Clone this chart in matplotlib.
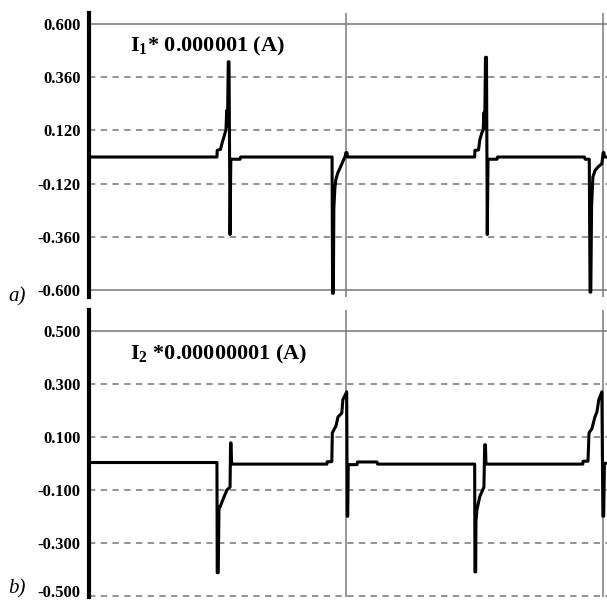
import matplotlib
matplotlib.use("Agg")
import matplotlib.pyplot as plt
import matplotlib.transforms as mtransforms

plt.rcParams['font.family'] = ['Liberation Serif', 'DejaVu Serif']
plt.rcParams['mathtext.fontset'] = 'custom'
plt.rcParams['mathtext.rm'] = 'Liberation Serif:bold'
plt.rcParams['mathtext.bf'] = 'Liberation Serif:bold'

# time axis in arbitrary units, vertical grid every 10
# I1 * 1e-6 (A)
i1_t = [0.00, 4.98, 4.99, 5.12, 5.18, 5.25, 5.31, 5.33, 5.36, 5.39, 5.42, 5.45, 5.49, 5.52,
        5.88, 5.90, 9.46, 9.48, 9.51, 9.53, 9.57, 9.61, 9.69, 9.77, 9.88, 9.96, 10.00, 10.04,
        10.06, 15.01, 15.02, 15.16, 15.21, 15.29, 15.34, 15.37, 15.40, 15.43, 15.47, 15.50,
        15.53, 15.88, 15.90, 19.28, 19.31, 19.47, 19.50, 19.53, 19.56, 19.61, 19.70, 19.81,
        19.96, 20.01, 20.04, 20.06, 20.20]
i1_v = [0.000, 0.000, 0.030, 0.035, 0.063, 0.090, 0.115, 0.120, 0.210, 0.140, 0.430, 0.430, -0.350, -0.010,
        -0.010, 0.000, 0.000, -0.615, -0.615, -0.230, -0.140, -0.100, -0.070, -0.050, -0.020, 0.000, 0.020, 0.020,
        0.000, 0.000, 0.030, 0.032, 0.077, 0.110, 0.120, 0.200, 0.130, 0.450, 0.450, -0.350,
        -0.010, -0.010, 0.000, 0.000, -0.010, -0.010, -0.610, -0.610, -0.225, -0.090, -0.060, -0.045,
        -0.030, 0.020, 0.020, 0.000, 0.000]

# I2 * 1e-8 (A)
i2_t = [0.00, 4.98, 4.99, 5.03, 5.06, 5.10, 5.20, 5.37, 5.49, 5.51, 5.53, 5.55,
        9.26, 9.27, 9.45, 9.47, 9.55, 9.61, 9.69, 9.84, 9.88, 10.03, 10.05, 10.07, 10.09,
        10.43, 10.45, 11.21, 11.23, 15.01, 15.02, 15.05, 15.06, 15.10, 15.21, 15.37, 15.40,
        15.43, 15.45, 19.22, 19.23, 19.42, 19.46, 19.57, 19.69, 19.77, 19.84, 19.96, 20.00,
        20.03, 20.06, 20.20]
i2_v = [0.003, 0.003, -0.413, -0.413, -0.165, -0.165, -0.140, -0.100, -0.090, 0.077, 0.077, -0.003,
        -0.003, 0.006, 0.006, 0.115, 0.130, 0.140, 0.175, 0.190, 0.240, 0.270, -0.200, -0.200, -0.005,
        -0.005, 0.005, 0.005, -0.003, -0.003, -0.410, -0.410, -0.220, -0.175, -0.125, -0.090, 0.070,
        0.070, -0.003, -0.003, 0.008, 0.008, 0.115, 0.130, 0.175, 0.195, 0.240, 0.270, -0.200,
        -0.200, 0.000, 0.000]

ticks1 = [0.6, 0.36, 0.12, -0.12, -0.36, -0.6]
labels1 = ['0.600', '0.360', '0.120', '-0.120', '-0.360', '-0.600']
ticks2 = [0.5, 0.3, 0.1, -0.1, -0.3, -0.5]
labels2 = ['0.500', '0.300', '0.100', '-0.100', '-0.300', '-0.500']
vgrid = [10, 20]

fig = plt.figure(figsize=(6.07, 6.02), dpi=100)
ax1 = fig.add_axes([0.1466, 0.5066, 0.8534, 0.4718])
ax2 = fig.add_axes([0.1466, 0.0083, 0.8534, 0.4767])


def style(ax, t, v, ticks, labels, ylim, solid, title, ty):
    for y in ticks:
        if y in solid:
            ax.axhline(y, color='#8a8a8a', lw=1.3, zorder=1)
        else:
            ax.axhline(y, color='#8a8a8a', lw=1.3, ls=(0, (3.5, 3)), zorder=1)
    for x in vgrid:
        ax.axvline(x, color='#7a7a7a', lw=1.1, zorder=1)
    ax.plot(t, v, color='black', lw=2.2, zorder=3)
    ax.set_xlim(0, 20.16)
    ax.set_ylim(*ylim)
    ax.set_xticks([])
    ax.set_yticks(ticks)
    ax.set_yticklabels(labels, fontweight='bold', fontsize=12)
    ax.tick_params(axis='y', length=0, pad=6)
    for s in ['top', 'right', 'bottom']:
        ax.spines[s].set_visible(False)
    ax.spines['left'].set_linewidth(3)
    ax.text(1.6, ty, title, fontsize=16, fontweight='bold', va='center')


style(ax1, i1_t, i1_v, ticks1, labels1, (-0.632, 0.65), [0.6, -0.6],
      r'I$_{1}$* 0.000001 (A)', 0.5)
style(ax2, i2_t, i2_v, ticks2, labels2, (-0.505, 0.579), [0.5],
      r'I$_{2}$ *0.00000001 (A)', 0.41)

# keep the lowest label inside the picture
last = ax2.get_yticklabels()[-1]
last.set_transform(last.get_transform() + mtransforms.ScaledTranslation(0, 5 / 100, fig.dpi_scale_trans))

fig.text(0.013, 0.507, 'a)', fontsize=15, style='italic', va='center')
fig.text(0.013, 0.022, 'b)', fontsize=15, style='italic', va='center')

fig.savefig('out.png', dpi=100)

CHALLENGE. Quote in full the listing given above; the images are to be left out.

EXERCISE RESPONSE.
Clone this chart in matplotlib.
import matplotlib
matplotlib.use("Agg")
import matplotlib.pyplot as plt
import matplotlib.transforms as mtransforms

plt.rcParams['font.family'] = ['Liberation Serif', 'DejaVu Serif']
plt.rcParams['mathtext.fontset'] = 'custom'
plt.rcParams['mathtext.rm'] = 'Liberation Serif:bold'
plt.rcParams['mathtext.bf'] = 'Liberation Serif:bold'

# time axis in arbitrary units, vertical grid every 10
# I1 * 1e-6 (A)
i1_t = [0.00, 4.98, 4.99, 5.12, 5.18, 5.25, 5.31, 5.33, 5.36, 5.39, 5.42, 5.45, 5.49, 5.52,
        5.88, 5.90, 9.46, 9.48, 9.51, 9.53, 9.57, 9.61, 9.69, 9.77, 9.88, 9.96, 10.00, 10.04,
        10.06, 15.01, 15.02, 15.16, 15.21, 15.29, 15.34, 15.37, 15.40, 15.43, 15.47, 15.50,
        15.53, 15.88, 15.90, 19.28, 19.31, 19.47, 19.50, 19.53, 19.56, 19.61, 19.70, 19.81,
        19.96, 20.01, 20.04, 20.06, 20.20]
i1_v = [0.000, 0.000, 0.030, 0.035, 0.063, 0.090, 0.115, 0.120, 0.210, 0.140, 0.430, 0.430, -0.350, -0.010,
        -0.010, 0.000, 0.000, -0.615, -0.615, -0.230, -0.140, -0.100, -0.070, -0.050, -0.020, 0.000, 0.020, 0.020,
        0.000, 0.000, 0.030, 0.032, 0.077, 0.110, 0.120, 0.200, 0.130, 0.450, 0.450, -0.350,
        -0.010, -0.010, 0.000, 0.000, -0.010, -0.010, -0.610, -0.610, -0.225, -0.090, -0.060, -0.045,
        -0.030, 0.020, 0.020, 0.000, 0.000]

# I2 * 1e-8 (A)
i2_t = [0.00, 4.98, 4.99, 5.03, 5.06, 5.10, 5.20, 5.37, 5.49, 5.51, 5.53, 5.55,
        9.26, 9.27, 9.45, 9.47, 9.55, 9.61, 9.69, 9.84, 9.88, 10.03, 10.05, 10.07, 10.09,
        10.43, 10.45, 11.21, 11.23, 15.01, 15.02, 15.05, 15.06, 15.10, 15.21, 15.37, 15.40,
        15.43, 15.45, 19.22, 19.23, 19.42, 19.46, 19.57, 19.69, 19.77, 19.84, 19.96, 20.00,
        20.03, 20.06, 20.20]
i2_v = [0.003, 0.003, -0.413, -0.413, -0.165, -0.165, -0.140, -0.100, -0.090, 0.077, 0.077, -0.003,
        -0.003, 0.006, 0.006, 0.115, 0.130, 0.140, 0.175, 0.190, 0.240, 0.270, -0.200, -0.200, -0.005,
        -0.005, 0.005, 0.005, -0.003, -0.003, -0.410, -0.410, -0.220, -0.175, -0.125, -0.090, 0.070,
        0.070, -0.003, -0.003, 0.008, 0.008, 0.115, 0.130, 0.175, 0.195, 0.240, 0.270, -0.200,
        -0.200, 0.000, 0.000]

ticks1 = [0.6, 0.36, 0.12, -0.12, -0.36, -0.6]
labels1 = ['0.600', '0.360', '0.120', '-0.120', '-0.360', '-0.600']
ticks2 = [0.5, 0.3, 0.1, -0.1, -0.3, -0.5]
labels2 = ['0.500', '0.300', '0.100', '-0.100', '-0.300', '-0.500']
vgrid = [10, 20]

fig = plt.figure(figsize=(6.07, 6.02), dpi=100)
ax1 = fig.add_axes([0.1466, 0.5066, 0.8534, 0.4718])
ax2 = fig.add_axes([0.1466, 0.0083, 0.8534, 0.4767])


def style(ax, t, v, ticks, labels, ylim, solid, title, ty):
    for y in ticks:
        if y in solid:
            ax.axhline(y, color='#8a8a8a', lw=1.3, zorder=1)
        else:
            ax.axhline(y, color='#8a8a8a', lw=1.3, ls=(0, (3.5, 3)), zorder=1)
    for x in vgrid:
        ax.axvline(x, color='#7a7a7a', lw=1.1, zorder=1)
    ax.plot(t, v, color='black', lw=2.2, zorder=3)
    ax.set_xlim(0, 20.16)
    ax.set_ylim(*ylim)
    ax.set_xticks([])
    ax.set_yticks(ticks)
    ax.set_yticklabels(labels, fontweight='bold', fontsize=12)
    ax.tick_params(axis='y', length=0, pad=6)
    for s in ['top', 'right', 'bottom']:
        ax.spines[s].set_visible(False)
    ax.spines['left'].set_linewidth(3)
    ax.text(1.6, ty, title, fontsize=16, fontweight='bold', va='center')


style(ax1, i1_t, i1_v, ticks1, labels1, (-0.632, 0.65), [0.6, -0.6],
      r'I$_{1}$* 0.000001 (A)', 0.5)
style(ax2, i2_t, i2_v, ticks2, labels2, (-0.505, 0.579), [0.5],
      r'I$_{2}$ *0.00000001 (A)', 0.41)

# keep the lowest label inside the picture
last = ax2.get_yticklabels()[-1]
last.set_transform(last.get_transform() + mtransforms.ScaledTranslation(0, 5 / 100, fig.dpi_scale_trans))

fig.text(0.013, 0.507, 'a)', fontsize=15, style='italic', va='center')
fig.text(0.013, 0.022, 'b)', fontsize=15, style='italic', va='center')

fig.savefig('out.png', dpi=100)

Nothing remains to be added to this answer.